I've installed Gentoo on a dual Pentium 1 MMX (200mhx x 2) before ... EXTREMELY slow.

Better option: FreeBSD

----------

## phajdan.jr

There are a lot of voices discouraging to use Gentoo here, but I would say (in fact, repeat after some smart folks here): use a fast machine to cross-compile packages for the old box, and it'll be fine. That's the beauty of Gentoo.

----------

## soka

I have a Pentium 233 running Gentoo just fine. I'm using it as a home router, proxy server, web server, mail server and other things without problems. I installed it with a x86 stage 3 tarball and used other machines in the lan for cross compiling.

----------

## TeMpEsT_BR

I have a working gentoo on a Pentium 166 MMX. 64MB RAM.

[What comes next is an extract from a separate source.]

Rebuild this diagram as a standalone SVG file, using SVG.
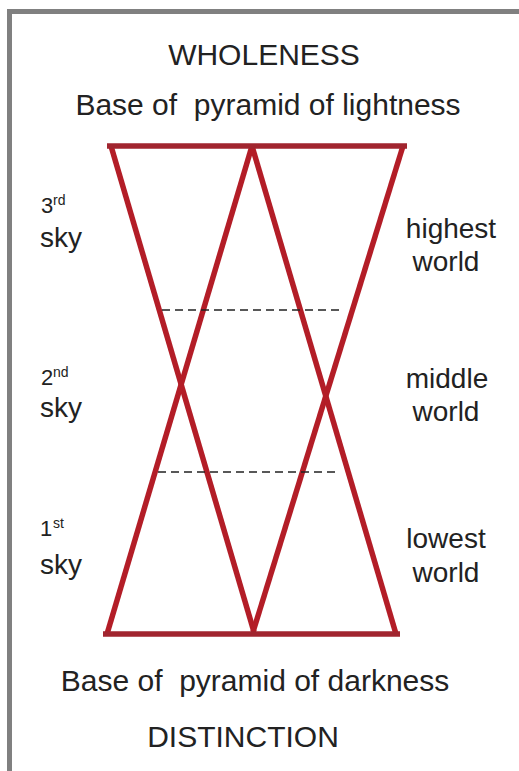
<svg xmlns="http://www.w3.org/2000/svg" width="519" height="771" viewBox="0 0 519 771">
<style>
.t{font-family:"Liberation Sans",Arial,sans-serif;fill:#222;}
.big{font-size:30px;}
.lab{font-size:28px;}
.num{font-size:22px;}
.sup{font-size:14px;}
.base{stroke:#a1252f;stroke-width:5.5;fill:none;}
.diag{stroke:#b31d27;stroke-width:5.5;fill:none;stroke-linecap:butt;}
.dash{stroke:#222;stroke-width:1.5;stroke-dasharray:8 5;fill:none;}
</style>
<rect width="519" height="771" fill="#ffffff"/>
<path d="M9.5,771 V11.5 H519" fill="none" stroke="#808080" stroke-width="5"/>

<g id="titles">
<text class="t big" x="264" y="65" text-anchor="middle">WHOLENESS</text>
<text class="t big" x="268" y="115" text-anchor="middle" style="white-space:pre">Base of  pyramid of lightness</text>
<text class="t big" x="255" y="691" text-anchor="middle" style="white-space:pre">Base of  pyramid of darkness</text>
<text class="t big" x="243" y="747" text-anchor="middle">DISTINCTION</text>
</g>

<g id="connectors">
<line class="diag" x1="111" y1="146" x2="254" y2="632"/>
<line class="diag" x1="403" y1="146" x2="253" y2="632"/>
<line class="diag" x1="252" y1="146" x2="107" y2="634"/>
<line class="diag" x1="252" y1="146" x2="396" y2="634"/>
<line class="base" x1="107" y1="146" x2="407" y2="146"/>
<line class="base" x1="103" y1="634" x2="400" y2="634"/>
<line class="dash" x1="162" y1="310" x2="342" y2="310"/>
<line class="dash" x1="158" y1="472" x2="338" y2="472"/>
</g>

<g id="sky3">
<text class="t num" x="41" y="213">3</text>
<text class="t sup" x="53" y="205">rd</text>
<text class="t lab" x="40" y="247">sky</text>
</g>
<g id="sky2">
<text class="t num" x="41" y="385">2</text>
<text class="t sup" x="53" y="377">nd</text>
<text class="t lab" x="40" y="417">sky</text>
</g>
<g id="sky1">
<text class="t num" x="40" y="536">1</text>
<text class="t sup" x="53" y="528">st</text>
<text class="t lab" x="40" y="574">sky</text>
</g>

<g id="world-high">
<text class="t lab" x="451" y="238" text-anchor="middle">highest</text>
<text class="t lab" x="446" y="271" text-anchor="middle">world</text>
</g>
<g id="world-mid">
<text class="t lab" x="447" y="388" text-anchor="middle">middle</text>
<text class="t lab" x="446" y="421" text-anchor="middle">world</text>
</g>
<g id="world-low">
<text class="t lab" x="446" y="548" text-anchor="middle">lowest</text>
<text class="t lab" x="446" y="582" text-anchor="middle">world</text>
</g>
</svg>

I've instaled using the minimal CD and compiled the system from there... It took a loooooong time do finish, but it workd.

----------

## goatcheese

I just finished the initial compile on a 90MHz Pentium laptop w/ 40Megs of ram.  No record for slowest machine ever to run Gentoo but a sufficient challenge considering I had to bootstrap off of a Debian install due to the cdrom not booting.  I view this machine as a hobby in a similar manner to people who grow banzai trees.

----------